• [THE PROBLEM] From the line with "Write the TikZ code for this diagram." to the line with "(0,0) rectangle (822,570);", both included, repeat each line exactly and leave out the pictures.

• [SUPPLIED RECORDS]
----------
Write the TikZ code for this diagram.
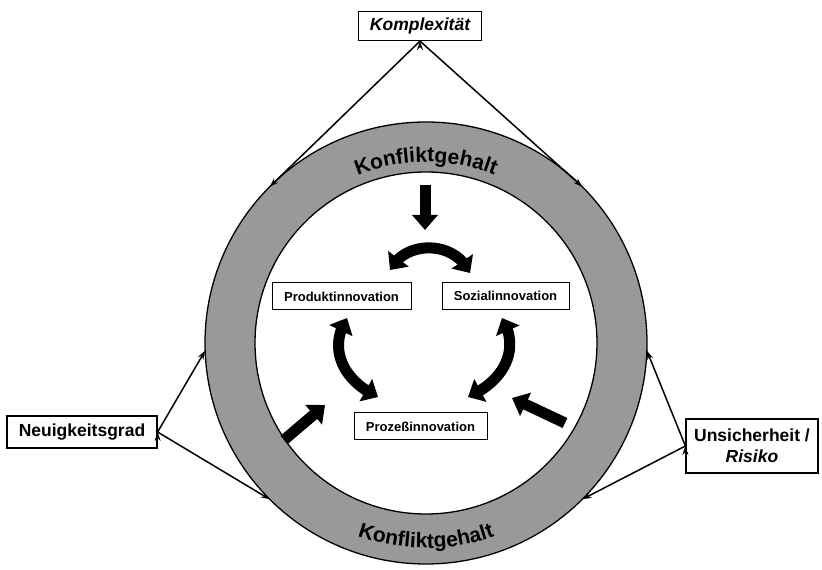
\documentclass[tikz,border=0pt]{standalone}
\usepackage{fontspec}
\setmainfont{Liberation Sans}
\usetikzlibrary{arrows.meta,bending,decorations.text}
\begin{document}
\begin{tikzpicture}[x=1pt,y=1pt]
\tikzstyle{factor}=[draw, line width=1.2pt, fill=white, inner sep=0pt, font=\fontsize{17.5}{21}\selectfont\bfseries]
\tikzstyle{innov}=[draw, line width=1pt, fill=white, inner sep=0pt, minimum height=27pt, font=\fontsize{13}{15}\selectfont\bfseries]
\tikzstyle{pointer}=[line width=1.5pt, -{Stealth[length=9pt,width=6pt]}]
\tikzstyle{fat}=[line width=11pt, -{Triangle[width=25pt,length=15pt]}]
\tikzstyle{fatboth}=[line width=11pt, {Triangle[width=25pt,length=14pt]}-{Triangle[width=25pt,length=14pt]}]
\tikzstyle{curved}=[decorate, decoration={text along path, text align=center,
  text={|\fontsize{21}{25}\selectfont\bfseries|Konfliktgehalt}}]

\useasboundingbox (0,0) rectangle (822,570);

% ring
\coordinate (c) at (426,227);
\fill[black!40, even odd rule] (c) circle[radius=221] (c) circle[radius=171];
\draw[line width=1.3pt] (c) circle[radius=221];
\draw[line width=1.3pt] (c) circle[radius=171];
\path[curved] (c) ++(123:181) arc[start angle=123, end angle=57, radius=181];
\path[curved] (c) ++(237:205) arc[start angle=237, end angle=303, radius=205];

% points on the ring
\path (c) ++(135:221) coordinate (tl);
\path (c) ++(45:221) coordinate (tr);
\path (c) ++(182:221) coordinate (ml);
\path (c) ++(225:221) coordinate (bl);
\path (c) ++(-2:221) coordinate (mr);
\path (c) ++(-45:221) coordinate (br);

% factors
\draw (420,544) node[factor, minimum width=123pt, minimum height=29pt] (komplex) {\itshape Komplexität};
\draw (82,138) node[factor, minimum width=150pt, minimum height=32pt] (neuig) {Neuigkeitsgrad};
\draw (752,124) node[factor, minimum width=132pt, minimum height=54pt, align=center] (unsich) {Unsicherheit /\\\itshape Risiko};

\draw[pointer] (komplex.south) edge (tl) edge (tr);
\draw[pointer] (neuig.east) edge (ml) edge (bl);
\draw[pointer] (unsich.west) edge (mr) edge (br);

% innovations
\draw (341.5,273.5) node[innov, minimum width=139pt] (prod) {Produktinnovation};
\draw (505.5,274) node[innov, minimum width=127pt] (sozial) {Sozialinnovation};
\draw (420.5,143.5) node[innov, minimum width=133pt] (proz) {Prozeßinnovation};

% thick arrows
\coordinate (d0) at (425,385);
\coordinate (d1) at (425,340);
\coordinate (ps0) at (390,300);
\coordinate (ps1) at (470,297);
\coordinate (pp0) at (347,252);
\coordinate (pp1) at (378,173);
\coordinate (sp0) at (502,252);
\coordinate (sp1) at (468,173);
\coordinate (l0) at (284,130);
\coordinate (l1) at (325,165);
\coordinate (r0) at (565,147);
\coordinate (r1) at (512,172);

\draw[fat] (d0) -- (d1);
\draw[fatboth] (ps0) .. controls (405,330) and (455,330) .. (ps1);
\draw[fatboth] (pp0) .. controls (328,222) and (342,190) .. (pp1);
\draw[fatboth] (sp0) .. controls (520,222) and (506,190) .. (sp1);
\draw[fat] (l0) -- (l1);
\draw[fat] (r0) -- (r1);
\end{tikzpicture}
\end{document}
----------
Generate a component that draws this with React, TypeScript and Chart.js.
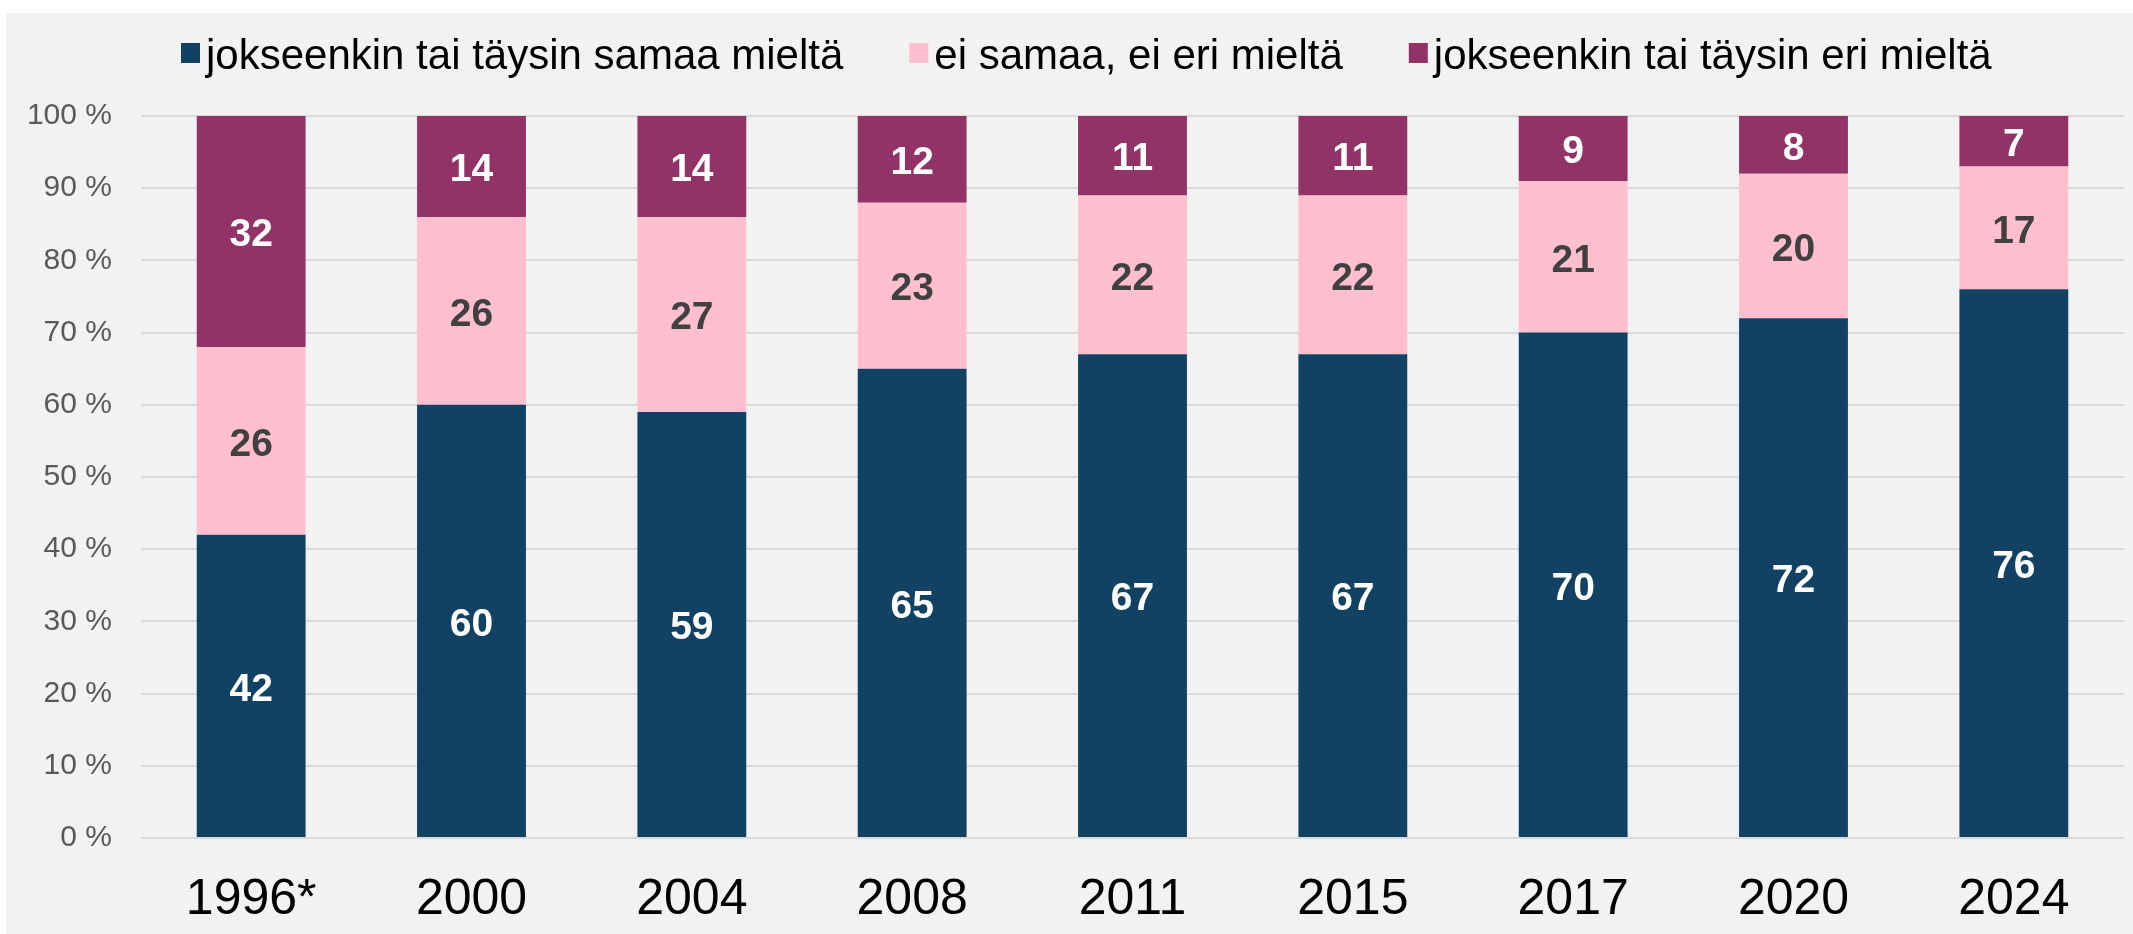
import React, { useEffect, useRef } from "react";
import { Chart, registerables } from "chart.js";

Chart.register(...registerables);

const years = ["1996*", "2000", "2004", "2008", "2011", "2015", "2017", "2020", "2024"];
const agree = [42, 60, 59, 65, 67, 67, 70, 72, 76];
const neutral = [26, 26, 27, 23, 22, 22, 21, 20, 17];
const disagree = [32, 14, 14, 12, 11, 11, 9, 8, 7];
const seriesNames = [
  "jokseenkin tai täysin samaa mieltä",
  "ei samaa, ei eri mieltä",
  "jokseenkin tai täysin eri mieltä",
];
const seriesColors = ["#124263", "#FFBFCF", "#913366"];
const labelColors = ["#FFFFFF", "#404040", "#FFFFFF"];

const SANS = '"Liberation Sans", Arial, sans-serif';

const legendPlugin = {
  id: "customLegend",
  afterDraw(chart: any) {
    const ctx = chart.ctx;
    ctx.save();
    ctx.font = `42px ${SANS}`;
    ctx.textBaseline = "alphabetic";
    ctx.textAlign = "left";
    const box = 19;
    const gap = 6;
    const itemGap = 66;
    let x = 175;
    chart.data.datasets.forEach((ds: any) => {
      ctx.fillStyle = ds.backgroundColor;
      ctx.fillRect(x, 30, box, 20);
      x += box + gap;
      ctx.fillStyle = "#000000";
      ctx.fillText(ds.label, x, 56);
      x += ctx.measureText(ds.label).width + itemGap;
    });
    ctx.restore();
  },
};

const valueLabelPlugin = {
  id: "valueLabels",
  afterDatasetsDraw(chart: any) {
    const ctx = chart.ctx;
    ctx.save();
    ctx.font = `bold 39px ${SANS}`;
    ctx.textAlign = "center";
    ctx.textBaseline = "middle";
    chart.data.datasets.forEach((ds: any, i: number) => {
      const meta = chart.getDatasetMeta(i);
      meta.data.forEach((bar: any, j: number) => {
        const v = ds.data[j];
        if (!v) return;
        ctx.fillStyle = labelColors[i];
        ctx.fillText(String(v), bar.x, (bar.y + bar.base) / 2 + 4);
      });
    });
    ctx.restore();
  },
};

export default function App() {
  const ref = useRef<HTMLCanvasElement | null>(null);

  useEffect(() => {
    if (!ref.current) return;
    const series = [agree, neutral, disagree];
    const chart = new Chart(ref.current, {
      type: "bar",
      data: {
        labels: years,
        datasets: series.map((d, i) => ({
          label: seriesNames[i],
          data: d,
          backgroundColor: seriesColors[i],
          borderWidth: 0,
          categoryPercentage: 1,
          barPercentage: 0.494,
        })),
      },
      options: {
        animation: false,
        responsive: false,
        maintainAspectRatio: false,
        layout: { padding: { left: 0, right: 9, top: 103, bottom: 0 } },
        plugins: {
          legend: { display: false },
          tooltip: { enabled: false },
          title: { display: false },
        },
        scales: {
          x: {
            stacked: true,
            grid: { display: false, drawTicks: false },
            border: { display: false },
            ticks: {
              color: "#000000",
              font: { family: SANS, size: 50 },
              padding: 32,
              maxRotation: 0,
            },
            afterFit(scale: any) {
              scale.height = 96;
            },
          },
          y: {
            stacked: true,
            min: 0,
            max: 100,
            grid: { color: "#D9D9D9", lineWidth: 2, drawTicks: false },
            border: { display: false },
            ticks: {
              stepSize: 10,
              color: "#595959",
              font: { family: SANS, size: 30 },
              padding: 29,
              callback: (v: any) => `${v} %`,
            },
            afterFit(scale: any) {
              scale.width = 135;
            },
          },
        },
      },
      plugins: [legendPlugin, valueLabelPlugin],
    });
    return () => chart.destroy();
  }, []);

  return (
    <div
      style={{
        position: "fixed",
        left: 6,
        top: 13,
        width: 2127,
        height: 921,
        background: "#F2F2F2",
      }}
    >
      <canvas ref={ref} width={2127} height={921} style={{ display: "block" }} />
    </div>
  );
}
----------
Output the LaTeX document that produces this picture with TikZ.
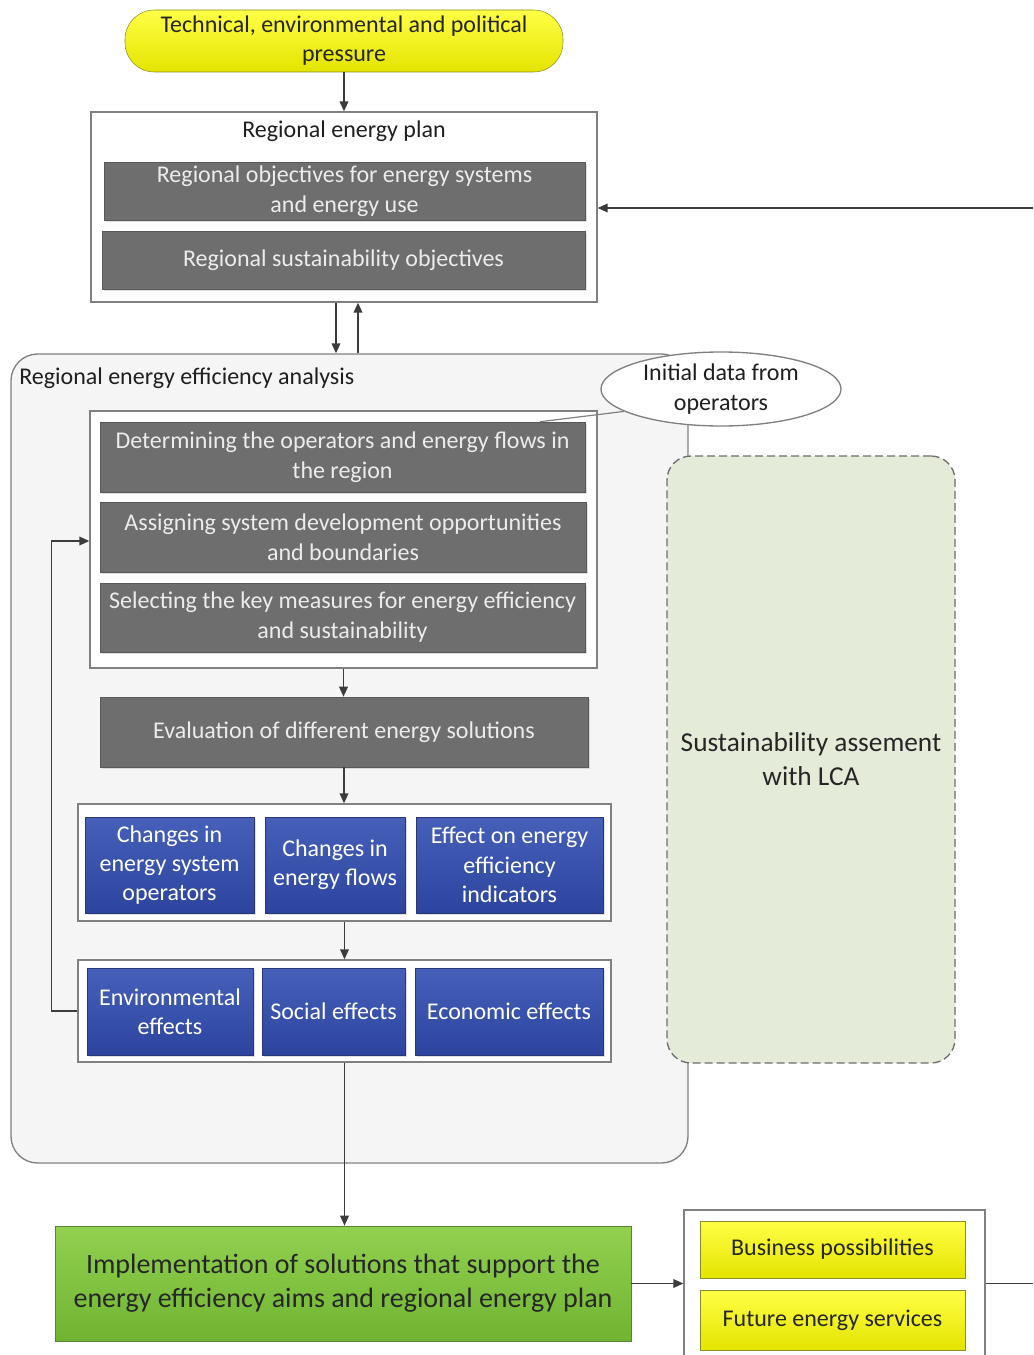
----------
• [TASK ANSWER]
Write the TikZ code for this diagram.
\documentclass[tikz,border=0pt]{standalone}
\usepackage{fontspec}
\setmainfont{Liberation Sans}
\usetikzlibrary{arrows.meta,bending,decorations.text}
\begin{document}
\begin{tikzpicture}[x=1pt,y=1pt]
\tikzstyle{factor}=[draw, line width=1.2pt, fill=white, inner sep=0pt, font=\fontsize{17.5}{21}\selectfont\bfseries]
\tikzstyle{innov}=[draw, line width=1pt, fill=white, inner sep=0pt, minimum height=27pt, font=\fontsize{13}{15}\selectfont\bfseries]
\tikzstyle{pointer}=[line width=1.5pt, -{Stealth[length=9pt,width=6pt]}]
\tikzstyle{fat}=[line width=11pt, -{Triangle[width=25pt,length=15pt]}]
\tikzstyle{fatboth}=[line width=11pt, {Triangle[width=25pt,length=14pt]}-{Triangle[width=25pt,length=14pt]}]
\tikzstyle{curved}=[decorate, decoration={text along path, text align=center,
  text={|\fontsize{21}{25}\selectfont\bfseries|Konfliktgehalt}}]

\useasboundingbox (0,0) rectangle (822,570);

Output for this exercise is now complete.